Written instruction. Reproduce each line exactly, including spacing and punctuation.

Provided material.
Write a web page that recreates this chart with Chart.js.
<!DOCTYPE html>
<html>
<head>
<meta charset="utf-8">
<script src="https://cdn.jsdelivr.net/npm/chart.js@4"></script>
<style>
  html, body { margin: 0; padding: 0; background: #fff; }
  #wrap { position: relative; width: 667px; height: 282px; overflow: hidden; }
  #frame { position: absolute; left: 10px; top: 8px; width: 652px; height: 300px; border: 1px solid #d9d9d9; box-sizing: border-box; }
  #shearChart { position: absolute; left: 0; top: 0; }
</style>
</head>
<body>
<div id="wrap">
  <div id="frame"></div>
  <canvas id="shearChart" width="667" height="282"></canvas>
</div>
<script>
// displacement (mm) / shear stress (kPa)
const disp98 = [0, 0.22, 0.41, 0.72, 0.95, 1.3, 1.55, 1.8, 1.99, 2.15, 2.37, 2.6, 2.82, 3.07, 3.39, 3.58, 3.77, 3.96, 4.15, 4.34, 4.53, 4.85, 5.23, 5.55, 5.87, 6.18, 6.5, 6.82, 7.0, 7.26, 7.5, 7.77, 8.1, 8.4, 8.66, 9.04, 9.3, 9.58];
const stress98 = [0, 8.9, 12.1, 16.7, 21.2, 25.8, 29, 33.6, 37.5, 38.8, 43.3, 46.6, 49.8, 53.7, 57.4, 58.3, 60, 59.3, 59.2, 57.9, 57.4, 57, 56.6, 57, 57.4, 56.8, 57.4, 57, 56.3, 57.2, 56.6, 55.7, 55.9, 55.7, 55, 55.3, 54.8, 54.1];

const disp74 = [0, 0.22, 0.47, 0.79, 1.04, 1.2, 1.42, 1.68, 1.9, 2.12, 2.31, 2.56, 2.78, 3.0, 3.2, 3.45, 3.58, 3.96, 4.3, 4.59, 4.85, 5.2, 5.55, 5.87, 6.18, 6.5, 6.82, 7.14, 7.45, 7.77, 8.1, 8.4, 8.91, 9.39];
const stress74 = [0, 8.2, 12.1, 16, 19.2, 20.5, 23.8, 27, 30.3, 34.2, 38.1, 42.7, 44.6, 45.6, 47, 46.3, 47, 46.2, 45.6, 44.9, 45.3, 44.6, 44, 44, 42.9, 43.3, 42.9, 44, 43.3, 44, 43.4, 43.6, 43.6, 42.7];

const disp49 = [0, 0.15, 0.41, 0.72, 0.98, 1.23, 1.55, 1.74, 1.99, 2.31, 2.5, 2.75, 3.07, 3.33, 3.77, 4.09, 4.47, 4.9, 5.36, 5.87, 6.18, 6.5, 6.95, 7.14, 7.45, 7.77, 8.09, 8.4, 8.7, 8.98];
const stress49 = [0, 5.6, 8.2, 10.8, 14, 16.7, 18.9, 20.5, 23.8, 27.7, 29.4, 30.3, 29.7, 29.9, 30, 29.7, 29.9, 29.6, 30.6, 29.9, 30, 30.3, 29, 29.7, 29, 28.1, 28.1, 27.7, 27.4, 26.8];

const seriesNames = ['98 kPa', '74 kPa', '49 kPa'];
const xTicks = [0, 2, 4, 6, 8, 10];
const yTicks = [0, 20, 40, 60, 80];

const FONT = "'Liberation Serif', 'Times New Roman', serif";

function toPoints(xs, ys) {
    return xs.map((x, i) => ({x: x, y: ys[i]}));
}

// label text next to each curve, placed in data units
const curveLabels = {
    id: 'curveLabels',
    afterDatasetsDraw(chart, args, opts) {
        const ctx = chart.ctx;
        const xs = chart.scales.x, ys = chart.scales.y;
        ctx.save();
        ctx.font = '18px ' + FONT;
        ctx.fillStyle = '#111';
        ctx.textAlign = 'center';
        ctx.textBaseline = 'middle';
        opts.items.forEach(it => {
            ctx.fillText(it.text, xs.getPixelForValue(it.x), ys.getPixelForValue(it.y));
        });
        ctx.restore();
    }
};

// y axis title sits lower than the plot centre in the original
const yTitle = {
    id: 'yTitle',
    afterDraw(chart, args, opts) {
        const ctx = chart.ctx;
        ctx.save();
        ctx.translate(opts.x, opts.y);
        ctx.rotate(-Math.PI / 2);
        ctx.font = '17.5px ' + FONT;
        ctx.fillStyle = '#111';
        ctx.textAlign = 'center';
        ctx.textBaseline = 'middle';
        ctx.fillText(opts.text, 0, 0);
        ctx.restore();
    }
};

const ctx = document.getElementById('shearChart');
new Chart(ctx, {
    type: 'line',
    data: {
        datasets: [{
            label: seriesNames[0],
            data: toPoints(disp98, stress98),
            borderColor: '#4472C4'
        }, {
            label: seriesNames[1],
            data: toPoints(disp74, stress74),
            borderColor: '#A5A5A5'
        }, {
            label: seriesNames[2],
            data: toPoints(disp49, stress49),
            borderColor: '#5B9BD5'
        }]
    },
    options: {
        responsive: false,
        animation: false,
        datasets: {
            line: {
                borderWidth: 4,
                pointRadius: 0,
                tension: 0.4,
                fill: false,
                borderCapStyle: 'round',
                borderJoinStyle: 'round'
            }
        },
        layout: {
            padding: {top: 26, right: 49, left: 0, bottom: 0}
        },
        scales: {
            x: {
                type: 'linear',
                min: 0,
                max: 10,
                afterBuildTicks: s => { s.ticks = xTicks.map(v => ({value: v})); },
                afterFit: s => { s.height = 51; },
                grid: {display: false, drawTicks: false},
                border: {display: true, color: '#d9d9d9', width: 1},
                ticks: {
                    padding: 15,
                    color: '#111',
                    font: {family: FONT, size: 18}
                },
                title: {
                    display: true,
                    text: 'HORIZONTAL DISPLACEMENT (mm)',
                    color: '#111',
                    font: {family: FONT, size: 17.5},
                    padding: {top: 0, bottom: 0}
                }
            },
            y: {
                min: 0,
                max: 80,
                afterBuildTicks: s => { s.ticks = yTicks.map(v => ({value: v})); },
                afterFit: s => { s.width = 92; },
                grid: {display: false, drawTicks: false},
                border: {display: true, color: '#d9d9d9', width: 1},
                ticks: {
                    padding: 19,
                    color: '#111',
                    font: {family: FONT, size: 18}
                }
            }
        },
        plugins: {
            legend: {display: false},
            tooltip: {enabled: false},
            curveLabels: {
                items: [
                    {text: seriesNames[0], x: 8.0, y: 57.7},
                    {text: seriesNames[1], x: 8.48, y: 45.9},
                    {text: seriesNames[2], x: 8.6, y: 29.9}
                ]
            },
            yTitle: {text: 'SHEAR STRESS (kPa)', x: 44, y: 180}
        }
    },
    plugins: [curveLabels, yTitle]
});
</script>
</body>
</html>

Answer to this problem.
Write a web page that recreates this chart with Chart.js.
<!DOCTYPE html>
<html>
<head>
<meta charset="utf-8">
<script src="https://cdn.jsdelivr.net/npm/chart.js@4"></script>
<style>
  html, body { margin: 0; padding: 0; background: #fff; }
  #wrap { position: relative; width: 667px; height: 282px; overflow: hidden; }
  #frame { position: absolute; left: 10px; top: 8px; width: 652px; height: 300px; border: 1px solid #d9d9d9; box-sizing: border-box; }
  #shearChart { position: absolute; left: 0; top: 0; }
</style>
</head>
<body>
<div id="wrap">
  <div id="frame"></div>
  <canvas id="shearChart" width="667" height="282"></canvas>
</div>
<script>
// displacement (mm) / shear stress (kPa)
const disp98 = [0, 0.22, 0.41, 0.72, 0.95, 1.3, 1.55, 1.8, 1.99, 2.15, 2.37, 2.6, 2.82, 3.07, 3.39, 3.58, 3.77, 3.96, 4.15, 4.34, 4.53, 4.85, 5.23, 5.55, 5.87, 6.18, 6.5, 6.82, 7.0, 7.26, 7.5, 7.77, 8.1, 8.4, 8.66, 9.04, 9.3, 9.58];
const stress98 = [0, 8.9, 12.1, 16.7, 21.2, 25.8, 29, 33.6, 37.5, 38.8, 43.3, 46.6, 49.8, 53.7, 57.4, 58.3, 60, 59.3, 59.2, 57.9, 57.4, 57, 56.6, 57, 57.4, 56.8, 57.4, 57, 56.3, 57.2, 56.6, 55.7, 55.9, 55.7, 55, 55.3, 54.8, 54.1];

const disp74 = [0, 0.22, 0.47, 0.79, 1.04, 1.2, 1.42, 1.68, 1.9, 2.12, 2.31, 2.56, 2.78, 3.0, 3.2, 3.45, 3.58, 3.96, 4.3, 4.59, 4.85, 5.2, 5.55, 5.87, 6.18, 6.5, 6.82, 7.14, 7.45, 7.77, 8.1, 8.4, 8.91, 9.39];
const stress74 = [0, 8.2, 12.1, 16, 19.2, 20.5, 23.8, 27, 30.3, 34.2, 38.1, 42.7, 44.6, 45.6, 47, 46.3, 47, 46.2, 45.6, 44.9, 45.3, 44.6, 44, 44, 42.9, 43.3, 42.9, 44, 43.3, 44, 43.4, 43.6, 43.6, 42.7];

const disp49 = [0, 0.15, 0.41, 0.72, 0.98, 1.23, 1.55, 1.74, 1.99, 2.31, 2.5, 2.75, 3.07, 3.33, 3.77, 4.09, 4.47, 4.9, 5.36, 5.87, 6.18, 6.5, 6.95, 7.14, 7.45, 7.77, 8.09, 8.4, 8.7, 8.98];
const stress49 = [0, 5.6, 8.2, 10.8, 14, 16.7, 18.9, 20.5, 23.8, 27.7, 29.4, 30.3, 29.7, 29.9, 30, 29.7, 29.9, 29.6, 30.6, 29.9, 30, 30.3, 29, 29.7, 29, 28.1, 28.1, 27.7, 27.4, 26.8];

const seriesNames = ['98 kPa', '74 kPa', '49 kPa'];
const xTicks = [0, 2, 4, 6, 8, 10];
const yTicks = [0, 20, 40, 60, 80];

const FONT = "'Liberation Serif', 'Times New Roman', serif";

function toPoints(xs, ys) {
    return xs.map((x, i) => ({x: x, y: ys[i]}));
}

// label text next to each curve, placed in data units
const curveLabels = {
    id: 'curveLabels',
    afterDatasetsDraw(chart, args, opts) {
        const ctx = chart.ctx;
        const xs = chart.scales.x, ys = chart.scales.y;
        ctx.save();
        ctx.font = '18px ' + FONT;
        ctx.fillStyle = '#111';
        ctx.textAlign = 'center';
        ctx.textBaseline = 'middle';
        opts.items.forEach(it => {
            ctx.fillText(it.text, xs.getPixelForValue(it.x), ys.getPixelForValue(it.y));
        });
        ctx.restore();
    }
};

// y axis title sits lower than the plot centre in the original
const yTitle = {
    id: 'yTitle',
    afterDraw(chart, args, opts) {
        const ctx = chart.ctx;
        ctx.save();
        ctx.translate(opts.x, opts.y);
        ctx.rotate(-Math.PI / 2);
        ctx.font = '17.5px ' + FONT;
        ctx.fillStyle = '#111';
        ctx.textAlign = 'center';
        ctx.textBaseline = 'middle';
        ctx.fillText(opts.text, 0, 0);
        ctx.restore();
    }
};

const ctx = document.getElementById('shearChart');
new Chart(ctx, {
    type: 'line',
    data: {
        datasets: [{
            label: seriesNames[0],
            data: toPoints(disp98, stress98),
            borderColor: '#4472C4'
        }, {
            label: seriesNames[1],
            data: toPoints(disp74, stress74),
            borderColor: '#A5A5A5'
        }, {
            label: seriesNames[2],
            data: toPoints(disp49, stress49),
            borderColor: '#5B9BD5'
        }]
    },
    options: {
        responsive: false,
        animation: false,
        datasets: {
            line: {
                borderWidth: 4,
                pointRadius: 0,
                tension: 0.4,
                fill: false,
                borderCapStyle: 'round',
                borderJoinStyle: 'round'
            }
        },
        layout: {
            padding: {top: 26, right: 49, left: 0, bottom: 0}
        },
        scales: {
            x: {
                type: 'linear',
                min: 0,
                max: 10,
                afterBuildTicks: s => { s.ticks = xTicks.map(v => ({value: v})); },
                afterFit: s => { s.height = 51; },
                grid: {display: false, drawTicks: false},
                border: {display: true, color: '#d9d9d9', width: 1},
                ticks: {
                    padding: 15,
                    color: '#111',
                    font: {family: FONT, size: 18}
                },
                title: {
                    display: true,
                    text: 'HORIZONTAL DISPLACEMENT (mm)',
                    color: '#111',
                    font: {family: FONT, size: 17.5},
                    padding: {top: 0, bottom: 0}
                }
            },
            y: {
                min: 0,
                max: 80,
                afterBuildTicks: s => { s.ticks = yTicks.map(v => ({value: v})); },
                afterFit: s => { s.width = 92; },
                grid: {display: false, drawTicks: false},
                border: {display: true, color: '#d9d9d9', width: 1},
                ticks: {
                    padding: 19,
                    color: '#111',
                    font: {family: FONT, size: 18}
                }
            }
        },
        plugins: {
            legend: {display: false},
            tooltip: {enabled: false},
            curveLabels: {
                items: [
                    {text: seriesNames[0], x: 8.0, y: 57.7},
                    {text: seriesNames[1], x: 8.48, y: 45.9},
                    {text: seriesNames[2], x: 8.6, y: 29.9}
                ]
            },
            yTitle: {text: 'SHEAR STRESS (kPa)', x: 44, y: 180}
        }
    },
    plugins: [curveLabels, yTitle]
});
</script>
</body>
</html>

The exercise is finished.